×

ニュース

地上イージス計画停止 山口配備 安全に課題 迎撃構想 事実上の白紙

 河野太郎防衛相は15日、山口、秋田両県で進めてきた地上配備型迎撃システム「イージス・アショア」の配備計画を停止すると発表した。候補地である陸上自衛隊むつみ演習場(萩市、山口県阿武町)では迎撃ミサイルを発射した後、推進補助装置(ブースター)を確実に演習場内に落とせない欠陥が分かり、システム改修や追加出費が必要になったと説明。山口、秋田両県知事に同日、電話で伝えたとし、「両県に赴き、おわびと説明をしたい」と話した。(河野揚、下久保聖司)

 河野氏は防衛省で報道陣に「コストと配備時期に鑑みてプロセスを停止する」と述べ、「当面はイージス艦でミサイル防衛体制を維持する」と語った。安倍晋三首相には12日に報告し、了解を得たという。近く国家安全保障会議(NSC)に報告し、今後のミサイル防衛の在り方を議論するとみられる。  北朝鮮ミサイルに対応するため、米国から購入する大型装備の配備計画が事実上白紙に戻り、安倍政権の責任が問われる。安全保障政策のずさんさも浮き彫りとなった。

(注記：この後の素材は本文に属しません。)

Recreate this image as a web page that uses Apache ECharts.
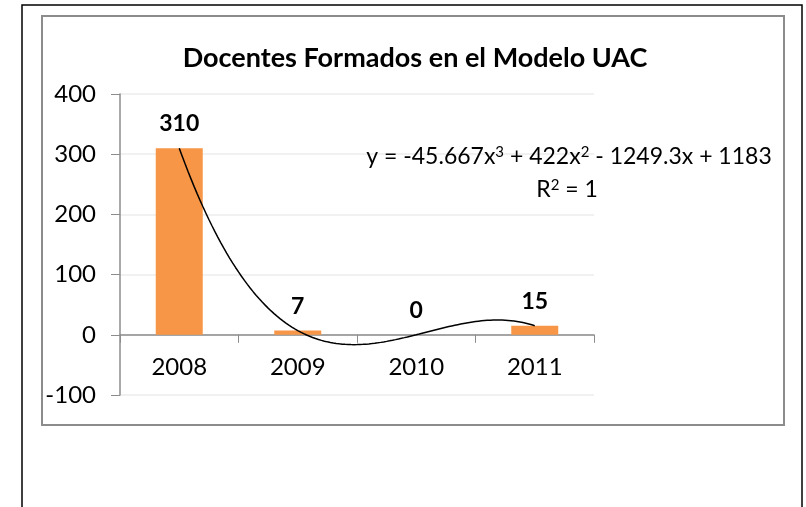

 同省は空中で切り離すブースターについて、これまで陸自むつみ演習場に落とせると地元に説明してきた。だがシステムを供給する米国との5月末の協議で、落下場所を制御するにはソフト、ハード両面で改修が必要なことが判明。迎撃ミサイルの開発にはさらに10年以上の歳月と数千億円のコストが必要とみられ、河野氏が「合理的ではない」と判断したという。

 安全性や必要性を巡り世論を二分する地上イージスの配備計画は2017年に閣議決定。日本全域をカバーするため西日本で山口県、東日本で秋田県にそれぞれ1基を25年度以降に配備する予定だった。陸自新屋演習場(秋田市)への配備は地元反発に加え、同省の調査で重大な誤りが発覚し、見直しを迫られた。

 計画関連費用は現時点で総額4504億円。これまでに調査費などとして1787億円を投入している。

イージス・アショア
 イージス艦と同様のレーダーやミサイル発射装置で構成する地上配備型の弾道ミサイル迎撃システム。陸地にあるためイージス艦と比べ常時警戒が容易で、長期の洋上勤務が必要ないため部隊の負担軽減につながるとされる。政府は2017年、2基の導入を閣議決定した。配備候補地として陸上自衛隊新屋演習場(秋田市)、陸自むつみ演習場(萩市、山口県阿武町)を選定した。地元では、レーダーの電磁波による健康被害などに強い懸念が出ていた。